> **GIVEN REQUEST**: Repeat everything from the first line of the listing below through the line that contains "(79.0, 17.1, 3.9), (24.9, 41.6, 33.5), (44.9, 38.8, 16.3)]", exactly. Leave out pictures.

> **INFORMATION SHOWN**:
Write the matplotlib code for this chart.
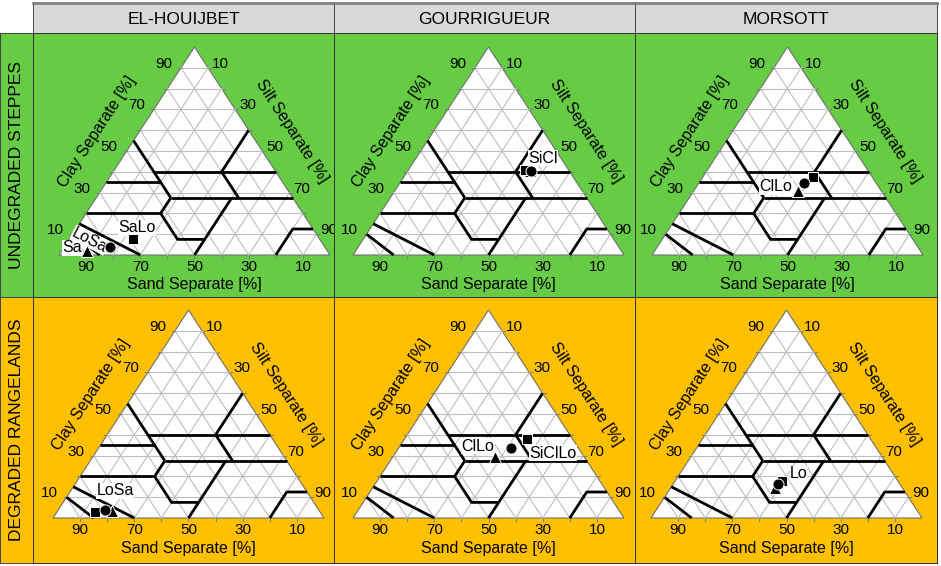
import numpy as np
import matplotlib.pyplot as plt
from matplotlib.patches import Polygon

plt.rcParams['font.family'] = ['Liberation Sans', 'DejaVu Sans']

# === Data
sites = ['EL-HOUIJBET', 'GOURRIGUEUR', 'MORSOTT']
conditions = ['UNDEGRADED STEPPES', 'DEGRADED RANGELANDS']
cond_colors = ['#66CC44', '#FFC000']
axis_ticks = [10, 30, 50, 70, 90]

# samples as (sand, silt, clay) in %, one entry per panel (row-major)
samples_triangle = [(88.5, 9.5, 2.0), (14.5, 45.0, 40.5), (30.7, 38.3, 31.0),
                    (76.5, 20.0, 3.5), (33.0, 37.8, 29.2), (47.1, 38.6, 14.3)]
samples_square = [(68.8, 23.5, 7.7), (16.0, 43.0, 41.0), (22.0, 40.6, 37.4),
                  (82.9, 14.1, 3.0), (16.8, 45.4, 37.8), (42.7, 39.5, 17.8)]
samples_circle = [(79.2, 16.8, 4.0), (14.0, 45.5, 40.5), (26.6, 38.9, 34.5),
                  (79.0, 17.1, 3.9), (24.9, 41.6, 33.5), (44.9, 38.8, 16.3)]

# texture class names written next to the samples: (name, sand, silt, clay, rotation)
class_labels = [
    [('SaLo', 64.7, 22.3, 13.0, 0), ('LoSa', 85.0, 7.8, 7.2, -27), ('Sa', 93.5, 3.1, 3.4, 0)],
    [('SiCl', 6.6, 46.8, 46.6, 0)],
    [('ClLo', 37.9, 29.4, 32.7, 0)],
    [('LoSa', 70.6, 16.4, 13.0, 0)],
    [('ClLo', 36.6, 28.8, 34.6, 0), ('SiClLo', 10.6, 58.2, 31.2, 0)],
    [('Lo', 34.8, 44.0, 21.2, 0)],
]

# USDA texture class boundaries, polylines of (sand, silt, clay)
usda_lines = [
    [(85, 15, 0), (90, 0, 10)],
    [(70, 30, 0), (85, 0, 15)],
    [(80, 0, 20), (52.5, 27.5, 20)],
    [(52.5, 27.5, 20), (52.5, 40, 7.5), (42.5, 50, 7.5), (50, 50, 0)],
    [(42.5, 50, 7.5), (22.5, 50, 27.5)],
    [(52.5, 27.5, 20), (45, 27.5, 27.5)],
    [(45, 27.5, 27.5), (45, 0, 55)],
    [(65, 0, 35), (45, 20, 35)],
    [(45, 27.5, 27.5), (0, 72.5, 27.5)],
    [(45, 15, 40), (0, 60, 40)],
    [(20, 40, 40), (0, 40, 60)],
    [(20, 40, 40), (20, 52.5, 27.5)],
    [(20, 80, 0), (7.5, 80, 12.5), (0, 87.5, 12.5)],
]


def tern(sand, silt, clay):
    return silt + clay / 2.0, clay


# === Layout (pixels)
FW, FH = 941, 566
col_x = [33, 334, 635, 937]
row_y = [33, 297, 563]
tri_left = [[59, 353, 652], [53, 353, 651]]
tri_base = [255, 518]
W, H = 271, 208
sx, sy = 100.0 / W, 100.0 / H
edge_ang = np.degrees(np.arctan2(H, W / 2.0))

fig = plt.figure(figsize=(FW / 100, FH / 100), dpi=100)

# column strips
for c, name in enumerate(sites):
    L, R = col_x[c], col_x[c + 1]
    ax = fig.add_axes([L / FW, 1 - 33 / FH, (R - L) / FW, 30 / FH])
    ax.set_facecolor('#D9D9D9')
    ax.set_xticks([]); ax.set_yticks([])
    for s in ax.spines.values():
        s.set_color('#444444'); s.set_linewidth(0.7)
    ax.spines['top'].set_color('#808080'); ax.spines['top'].set_linewidth(2)
    ax.text(0.5, 0.45, name, ha='center', va='center', fontsize=12.5, transform=ax.transAxes)

# row strips
for r, name in enumerate(conditions):
    T, B = row_y[r], row_y[r + 1]
    ax = fig.add_axes([0, 1 - B / FH, 33 / FW, (B - T) / FH])
    ax.set_facecolor(cond_colors[r])
    ax.set_xticks([]); ax.set_yticks([])
    for s in ax.spines.values():
        s.set_color('#444444'); s.set_linewidth(0.7)
    ax.text(0.5, 0.5, name, ha='center', va='center', rotation=90, fontsize=12.5,
            transform=ax.transAxes)

# ternary panels
for r in range(2):
    for c in range(3):
        k = r * 3 + c
        L, R = col_x[c], col_x[c + 1]
        T, B = row_y[r], row_y[r + 1]
        ax = fig.add_axes([L / FW, 1 - B / FH, (R - L) / FW, (B - T) / FH])
        tx, ty = tri_left[r][c], tri_base[r]
        ax.set_xlim((L - tx) * sx, (R - tx) * sx)
        ax.set_ylim((ty - B) * sy, (ty - T) * sy)
        ax.set_facecolor(cond_colors[r])
        ax.set_xticks([]); ax.set_yticks([])
        for s in ax.spines.values():
            s.set_color('#2f2f2f'); s.set_linewidth(0.7)

        ax.add_patch(Polygon([(0, 0), (100, 0), (50, 100)], closed=True, fc='white',
                             ec='#707070', lw=0.8, zorder=1))

        # grid
        for v in range(10, 100, 10):
            for a, b in [((100 - v, 0, v), (0, 100 - v, v)),
                         ((v, 100 - v, 0), (v, 0, 100 - v)),
                         ((100 - v, v, 0), (0, v, 100 - v))]:
                x0, y0 = tern(*a); x1, y1 = tern(*b)
                ax.plot([x0, x1], [y0, y1], color='#BEBEBE', lw=0.8, zorder=2)
            # small ticks
            ax.plot([v, v], [0, -3 * sy], color='#808080', lw=0.8, zorder=2)
            ax.plot([v / 2, v / 2 - 3 * sx], [v, v], color='#808080', lw=0.8, zorder=2)
            ax.plot([50 + v / 2, 50 + v / 2 + 3 * sx], [100 - v, 100 - v],
                    color='#808080', lw=0.8, zorder=2)

        # texture class boundaries
        for line in usda_lines:
            pts = np.array([tern(*p) for p in line])
            ax.plot(pts[:, 0], pts[:, 1], color='black', lw=2.0, solid_capstyle='butt', zorder=3)

        # tick labels
        for v in axis_ticks:
            ax.text(100 - v, -5 * sy, str(v), ha='center', va='top', fontsize=11)
            ax.text(v / 2 - 9 * sx, v + 4 * sy, str(v), ha='right', va='center', fontsize=11)
            ax.text(50 + v / 2 + 4 * sx, 100 - v + 4 * sy, str(v), ha='left', va='center',
                    fontsize=11)

        # axis titles
        ax.text(50, -30 * sy, 'Sand Separate [%]', ha='center', va='center', fontsize=11.5)
        nx, ny = np.cos(np.radians(edge_ang)), np.sin(np.radians(edge_ang))
        ax.text(25 - 36 * ny * sx, 50 + 36 * nx * sy, 'Clay Separate [%]', ha='center',
                va='center', rotation=edge_ang, fontsize=11.5)
        ax.text(75 + 36 * ny * sx, 50 + 36 * nx * sy, 'Silt Separate [%]', ha='center',
                va='center', rotation=-edge_ang, fontsize=11.5)

        # class labels
        for name, sa, si, cl, rot in class_labels[k]:
            x, y = tern(sa, si, cl)
            ax.text(x, y, name, ha='center', va='center', fontsize=11.5, rotation=rot,
                    rotation_mode='anchor', zorder=4,
                    bbox=dict(fc='white', ec='none', pad=0.2))

        # samples
        for pts, mk, ms in [(samples_triangle, '^', 8), (samples_square, 's', 7),
                            (samples_circle, 'o', 8)]:
            x, y = tern(*pts[k])
            ax.plot(x, y, marker=mk, ms=ms, color='black', mec='white', mew=0.7,
                    ls='none', zorder=5)

fig.savefig('out.png', dpi=100)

> **ANSWER TO THE TASK**:
Write the matplotlib code for this chart.
import numpy as np
import matplotlib.pyplot as plt
from matplotlib.patches import Polygon

plt.rcParams['font.family'] = ['Liberation Sans', 'DejaVu Sans']

# === Data
sites = ['EL-HOUIJBET', 'GOURRIGUEUR', 'MORSOTT']
conditions = ['UNDEGRADED STEPPES', 'DEGRADED RANGELANDS']
cond_colors = ['#66CC44', '#FFC000']
axis_ticks = [10, 30, 50, 70, 90]

# samples as (sand, silt, clay) in %, one entry per panel (row-major)
samples_triangle = [(88.5, 9.5, 2.0), (14.5, 45.0, 40.5), (30.7, 38.3, 31.0),
                    (76.5, 20.0, 3.5), (33.0, 37.8, 29.2), (47.1, 38.6, 14.3)]
samples_square = [(68.8, 23.5, 7.7), (16.0, 43.0, 41.0), (22.0, 40.6, 37.4),
                  (82.9, 14.1, 3.0), (16.8, 45.4, 37.8), (42.7, 39.5, 17.8)]
samples_circle = [(79.2, 16.8, 4.0), (14.0, 45.5, 40.5), (26.6, 38.9, 34.5),
                  (79.0, 17.1, 3.9), (24.9, 41.6, 33.5), (44.9, 38.8, 16.3)]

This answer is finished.